The search console says "Indexed, not submitted in sitemap", so as long as the page is available publicly, it will stay there I reckon.
Adding redirects for these old versions would work, but it doesn't solve the underlying issue (why are these versions still in google?) [@norosa]
Crawlers don't check for robots.txt files in subdirectories. The search console says "Indexed, not submitted in sitemap", so as long as the page is available publicly, it will stay there I reckon. [@msbt]
@norosa: Wouldn't adding appropriate redirects be a valid option then?
@msbt: Is it possible to delete specific pages from the index within google webmaster console?
@msbt: Is it possible to delete specific pages from the index within google webmaster console?
Sure, we can request url-removal for outdated content, but don't we want multiple versions available for older releases?
I believe it will be fine to have them available, right? I would vote for removing them from the Google index because I believe it will be sufficient to let users always be guided to the most recent version of the documentation when searching on Google.
Please check https://eu.startpage.com/do/dsearch?query=cratedb+jdbc vs. https://www.bing.com/search?q=cratedb+jdbc. Doesn't Bing have the "better" search results there?
@norosa: Do you have any objections on deleting outdated versions of the documentation from the google index?

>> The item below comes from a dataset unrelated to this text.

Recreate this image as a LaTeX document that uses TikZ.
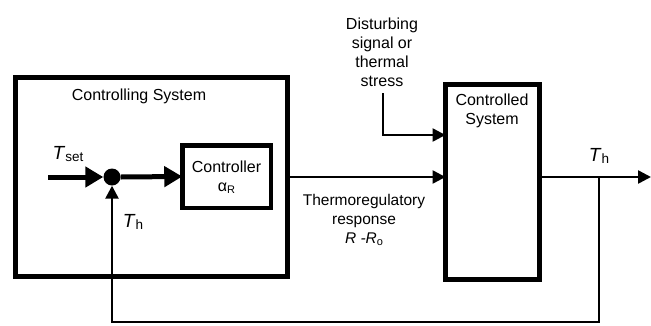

no objections. in fact, anything not currently included in the active versions dropdown should be perged. from the RTD servers and google if possible. that stuff should be gone gone. we have rewrites in place to send visitors to the correct and more up-to-date versions
no objections
Fine. Let's proceed then and delete the outdated versions from anything which we can attach to?
I could not find any other outdated documentation variants as listed in the original post. Thanks for all your attention, closing this now. Please let me know if you think something is still wrong.